NSPA Demilitarization efforts recognized in Albania

21 January 2016


NSPA’s contribution to the decade-long effort to rid Albania of excess and dangerous munitions was formally recognized by the Minister of Defense of Albania, Mrs. Mimi KODHELI at a special ceremony at the site of NSPA’s project at Elbasan, Albania on Tuesday, 19 January. 

The ceremony was attended by the US and Organization for Security and Cooperation in Europe (OSCE) Ambassadors, senior Ministry of Defense officials and representatives from all the international organizations that have contributed to assisting Albania demilitarize more than 200,000 tonnes of ammunition over the last 13 years.  This huge undertaking would not have been possible without the technical and financial contribution of international donors including NATO.  

In total NSPA had managed three NATO Trust Fund Projects:  in 2002, the destruction of 1.6M antipersonnel mines; 2005-7, the destruction of 8,700 tonnes and during the final project, 2011-2016, the destruction of 12,500 tonnes consisting of over 90 million individual items of ammunition.

"Success in this process makes us feel proud to have fulfilled a key priority and we rid our country of a danger to the security of our country and region.
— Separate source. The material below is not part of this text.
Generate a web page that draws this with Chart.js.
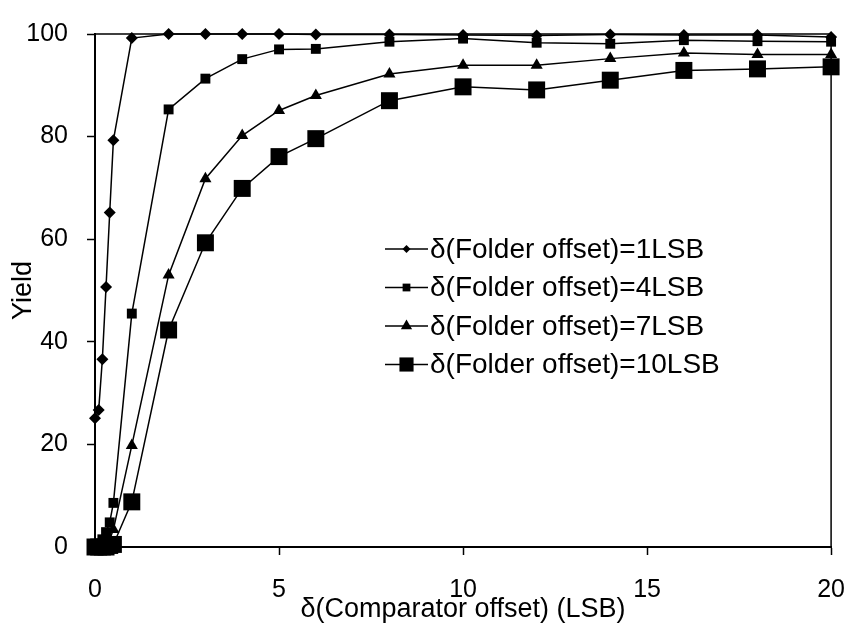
<!DOCTYPE html>
<html>
<head>
<meta charset="utf-8">
<script src="https://cdn.jsdelivr.net/npm/chart.js@4"></script>
<style>
  html, body { margin: 0; padding: 0; background: #fff; }
  #wrap { width: 865px; height: 626px; }
</style>
</head>
<body>
<div id="wrap"><canvas id="myChart" width="865" height="626"></canvas></div>
<script>
// comparator offset (LSB)
var xvals = [0, 0.1, 0.2, 0.3, 0.4, 0.5, 1, 2, 3, 4, 5, 6, 8, 10, 12, 14, 16, 18, 20];
// yield for each folder offset
var yield1 = [25.1, 26.7, 36.6, 50.7, 65.2, 79.3, 99.2, 100, 100, 100, 100, 99.9, 99.9, 99.8, 99.7, 99.9, 99.8, 99.8, 99.4];
var yield4 = [0, 0.5, 1.5, 2.9, 4.8, 8.6, 45.5, 85.3, 91.3, 95.1, 97.0, 97.1, 98.5, 99.1, 98.3, 98.1, 98.8, 98.6, 98.5];
var yield7 = [0, 0, 0.3, 0.8, 1.5, 3.4, 19.8, 53.0, 71.8, 80.2, 85.1, 88.0, 92.2, 93.9, 93.9, 95.2, 96.3, 96.0, 96.0];
var yield10 = [0, 0, 0, 0, 0.3, 0.5, 8.8, 42.3, 59.3, 69.9, 76.1, 79.6, 87.0, 89.7, 89.1, 91.0, 92.9, 93.2, 93.6];
var names = ['\u03b4(Folder offset)=1LSB', '\u03b4(Folder offset)=4LSB', '\u03b4(Folder offset)=7LSB', '\u03b4(Folder offset)=10LSB'];
var xticks = [0, 5, 10, 15, 20];
var yticks = [0, 20, 40, 60, 80, 100];

var FONT = "'Liberation Sans', Arial, sans-serif";

function pts(ys) {
    var out = [];
    for (var i = 0; i < xvals.length; i++) out.push({x: xvals[i], y: ys[i]});
    return out;
}

function mkset(label, ys, style, r, lr) {
    return {
        label: label,
        data: pts(ys),
        showLine: true,
        borderColor: '#000',
        backgroundColor: '#000',
        borderWidth: 1.5,
        pointStyle: style,
        pointRadius: r,
        pointHoverRadius: r,
        pointBorderWidth: 0,
        legendRadius: lr,
        clip: false
    };
}

// box round the plot area
var frame = {
    id: 'frame',
    beforeDatasetsDraw: function(chart) {
        var a = chart.chartArea, ctx = chart.ctx;
        ctx.save();
        ctx.strokeStyle = '#000';
        ctx.lineWidth = 1.5;
        ctx.strokeRect(a.left, a.top, a.right - a.left, a.bottom - a.top);
        ctx.restore();
    }
};

// legend inside the plot
var legendBox = {
    id: 'legendBox',
    afterDraw: function(chart) {
        var ctx = chart.ctx;
        var x0 = 385, x1 = 428, y0 = 249, dy = 38.5;
        ctx.save();
        chart.data.datasets.forEach(function(ds, i) {
            var y = y0 + i * dy;
            ctx.strokeStyle = '#000';
            ctx.lineWidth = 1.5;
            ctx.beginPath();
            ctx.moveTo(x0, y);
            ctx.lineTo(x1, y);
            ctx.stroke();
            ctx.fillStyle = '#000';
            Chart.helpers.drawPoint(ctx, {pointStyle: ds.pointStyle, radius: ds.legendRadius, rotation: 0, borderWidth: 0}, (x0 + x1) / 2, y);
            ctx.fillStyle = '#000';
            ctx.font = '28px ' + FONT;
            ctx.textAlign = 'left';
            ctx.textBaseline = 'middle';
            ctx.fillText(ds.label, x1 + 2, y + 1);
        });
        ctx.restore();
    }
};

var ctx = document.getElementById('myChart').getContext('2d');
var chart = new Chart(ctx, {
    type: 'scatter',
    data: {
        datasets: [
            mkset(names[0], yield1, 'rectRot', 6, 4),
            mkset(names[1], yield4, 'rect', 7, 5.5),
            mkset(names[2], yield7, 'triangle', 7, 6.5),
            mkset(names[3], yield10, 'rect', 12, 10)
        ]
    },
    options: {
        responsive: false,
        animation: false,
        layout: { padding: { top: 22, right: 20, left: 0, bottom: 0 } },
        plugins: { legend: { display: false }, tooltip: { enabled: false } },
        scales: {
            x: {
                type: 'linear',
                min: 0, max: 20,
                afterFit: function(s) { s.height = 79; },
                afterBuildTicks: function(s) { s.ticks = xticks.map(function(v) { return {value: v}; }); },
                grid: { display: true, drawOnChartArea: false, drawTicks: true, tickLength: 8, tickWidth: 1.5, tickColor: '#000' },
                border: { display: true, color: '#000', width: 2 },
                ticks: { color: '#000', padding: 20, maxRotation: 0, font: { family: FONT, size: 25 } },
                title: { display: true, text: '\u03b4(Comparator offset) (LSB)', color: '#000', font: { family: FONT, size: 27 }, padding: { top: 0, bottom: 0 } }
            },
            y: {
                type: 'linear',
                min: 0, max: 100,
                afterFit: function(s) { s.width = 95; },
                afterBuildTicks: function(s) { s.ticks = yticks.map(function(v) { return {value: v}; }); },
                grid: { display: true, drawOnChartArea: false, drawTicks: true, tickLength: 8, tickWidth: 1.5, tickColor: '#000' },
                border: { display: true, color: '#000', width: 2 },
                ticks: { color: '#000', padding: 19, font: { family: FONT, size: 25 } },
                title: { display: true, text: 'Yield', color: '#000', font: { family: FONT, size: 27 }, padding: { top: 7, bottom: 0 } }
            }
        }
    },
    plugins: [frame, legendBox]
});
</script>
</body>
</html>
As a NATO ally and EU candidate, in this way, we are contributing not only to regional security but also to protect the environment and improve the quality of the environment where we live." said Minister Kodheli.

"The destruction of ammunition is important for the achievement of national security and regional security and stability. These munitions were a time bomb, which due to decomposition or self-ignition may one day have exploded and hurt the population and the environment," stressed Minister Kodheli.

Mr. David Towndrow, the NSPA project manager, thanked the Albanian staff for their professionalism and dedication for safely demilitarizing the ammunition at the government owned factory.  At its peak, the 6.6MEUR project employed more than 120 staff at the site.  The ammunition was disassembled and, where possible, the explosives recovered for civilian use and the metals sold as scrap.